A vocabulary of educide and scholasticide has emerged to describe these crimes committed by Israel in Palestine. This is a key part of what the International Court of Justice has described as a ‘plausible case’ of genocide against Palestinians in Gaza. As legal observers have pointed out, this ruling creates an obligation on institutions, including universities, to avoid institutional complicity.

On 1 July, after months of protest, the UCL Academic Board voted to establish a working group to examine the university’s investments in and ties to arms companies, in line with international law. A presentation to the board before the vote argued that ‘these links run contrary to UCL’s mission, are incompatible with its ethical values and place the university at risk of legal action.’ The board also voted to establish scholarships for Palestinians.

Marwa described to me the living conditions of those seeking refuge in tents in a school in Deir el Balah: ‘There are three ladies in the school who gave birth recently and you can imagine how bad their situation is in terms of food, in terms of taking care of the baby, hygiene, milk.’ One woman’s grandmother was asking after her. ‘You don’t need to hear,’ the woman replied, ‘each detail, the bathroom, the water, the sleeping place, the mosquitos, the flying things [drones], they are not able to sleep from that flying and flying. It’s impossible.’

In another voice note Marwa said:

Being in the tents without walls makes your approach to your life different. Of course, as a woman, you are overwhelmed with the details of living. But the men they feel oppressed because they can’t do anything now, neither for themselves, nor for the women, or children. A lot of details are killing the soul. The resistance people are doing something, and the other people are taking all of the consequences and they [the Israeli forces] know this and they are targeting a population that still stands and still they don’t collapse. They are not breaking down. Broken down. I don’t know if they are broken or not yet, but what I know is that they try to create hope from nothing, because they don’t have another option.


Comments


  • 11 July 2024 at 11:23am
    Rory Allen says:
    A recent Lancet article estimated the number of deaths in Gaza since October at around 8% of the total population. That is in seven months. It is hard to see much room for hope in that situation.

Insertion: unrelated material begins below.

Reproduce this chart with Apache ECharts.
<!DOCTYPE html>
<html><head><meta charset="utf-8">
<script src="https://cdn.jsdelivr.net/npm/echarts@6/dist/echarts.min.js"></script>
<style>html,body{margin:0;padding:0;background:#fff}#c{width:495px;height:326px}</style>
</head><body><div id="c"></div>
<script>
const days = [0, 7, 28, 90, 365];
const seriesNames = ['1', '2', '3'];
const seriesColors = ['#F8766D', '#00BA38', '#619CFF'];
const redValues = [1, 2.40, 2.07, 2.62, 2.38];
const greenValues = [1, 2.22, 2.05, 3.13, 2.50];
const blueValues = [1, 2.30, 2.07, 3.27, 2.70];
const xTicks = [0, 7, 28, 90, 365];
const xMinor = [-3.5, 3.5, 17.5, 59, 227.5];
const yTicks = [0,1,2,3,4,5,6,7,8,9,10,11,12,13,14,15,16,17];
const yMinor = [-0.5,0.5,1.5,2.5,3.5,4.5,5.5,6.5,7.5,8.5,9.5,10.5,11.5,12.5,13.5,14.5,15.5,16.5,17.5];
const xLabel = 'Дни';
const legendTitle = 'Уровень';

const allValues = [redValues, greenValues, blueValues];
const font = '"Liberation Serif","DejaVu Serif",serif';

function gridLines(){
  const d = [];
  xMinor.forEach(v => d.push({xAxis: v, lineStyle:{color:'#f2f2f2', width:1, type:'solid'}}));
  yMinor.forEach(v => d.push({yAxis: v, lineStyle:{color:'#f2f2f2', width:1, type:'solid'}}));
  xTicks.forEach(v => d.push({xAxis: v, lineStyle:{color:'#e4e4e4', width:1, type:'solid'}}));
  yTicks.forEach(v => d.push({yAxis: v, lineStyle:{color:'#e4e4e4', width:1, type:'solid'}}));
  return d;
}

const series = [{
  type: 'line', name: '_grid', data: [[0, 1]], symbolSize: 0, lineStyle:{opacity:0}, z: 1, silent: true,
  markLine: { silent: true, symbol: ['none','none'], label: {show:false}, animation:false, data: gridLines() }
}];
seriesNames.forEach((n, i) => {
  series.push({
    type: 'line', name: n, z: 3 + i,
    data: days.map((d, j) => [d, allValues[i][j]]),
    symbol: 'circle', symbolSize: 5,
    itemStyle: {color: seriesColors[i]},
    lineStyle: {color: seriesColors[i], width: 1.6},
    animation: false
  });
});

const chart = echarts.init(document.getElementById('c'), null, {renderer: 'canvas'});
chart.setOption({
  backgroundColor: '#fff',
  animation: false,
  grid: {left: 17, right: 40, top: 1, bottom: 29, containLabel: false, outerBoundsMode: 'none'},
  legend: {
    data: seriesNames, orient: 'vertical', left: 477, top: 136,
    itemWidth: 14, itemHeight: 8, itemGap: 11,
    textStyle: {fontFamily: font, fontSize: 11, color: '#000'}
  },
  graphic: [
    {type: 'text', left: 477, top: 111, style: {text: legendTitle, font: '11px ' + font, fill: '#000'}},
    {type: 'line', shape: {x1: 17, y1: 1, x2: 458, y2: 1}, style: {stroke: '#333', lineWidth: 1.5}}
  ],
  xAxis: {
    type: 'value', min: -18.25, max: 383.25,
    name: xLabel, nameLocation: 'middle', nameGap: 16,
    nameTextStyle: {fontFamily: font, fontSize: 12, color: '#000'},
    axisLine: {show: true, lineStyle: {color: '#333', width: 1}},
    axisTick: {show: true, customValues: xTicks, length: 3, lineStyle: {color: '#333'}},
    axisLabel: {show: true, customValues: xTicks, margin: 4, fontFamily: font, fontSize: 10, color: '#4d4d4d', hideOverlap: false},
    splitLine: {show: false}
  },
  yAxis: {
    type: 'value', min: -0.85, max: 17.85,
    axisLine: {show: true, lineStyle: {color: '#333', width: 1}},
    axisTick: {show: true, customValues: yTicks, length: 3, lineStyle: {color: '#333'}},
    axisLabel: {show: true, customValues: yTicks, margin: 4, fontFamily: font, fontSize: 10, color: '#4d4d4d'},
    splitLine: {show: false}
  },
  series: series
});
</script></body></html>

  • 18 July 2024 at 1:19pm
    Ian Tully says:
    The Israeli intent seems to be to make Gaza uninhabitable for the Palestinian population forcing yet another exodus in a deliberate act of ethnic cleansing. The execution of Hamas members together with their entire extended families, and anyone else in the vicinity, cannot be seen as an accident but deliberate policy. The simultaneous expansion of Settlement in the West Bank under cover of security necessity continues
    Perhaps if we were to turn the Israeli propaganda around we might see it more clearly for what it is. The IDF is just as much embedded in the civilian population as Hamas. "From the river to the sea" is explicitly the demand of those Zionists supporting Greater Israel from within the Israeli Cabinet, and an unspoken aim of others like Likud.
    Hamas is a product of desperation and it's hold over the Gazan people is scarcely dented when there is no viable alternative on offer. The siege of Gaza was in place for years before this escalation.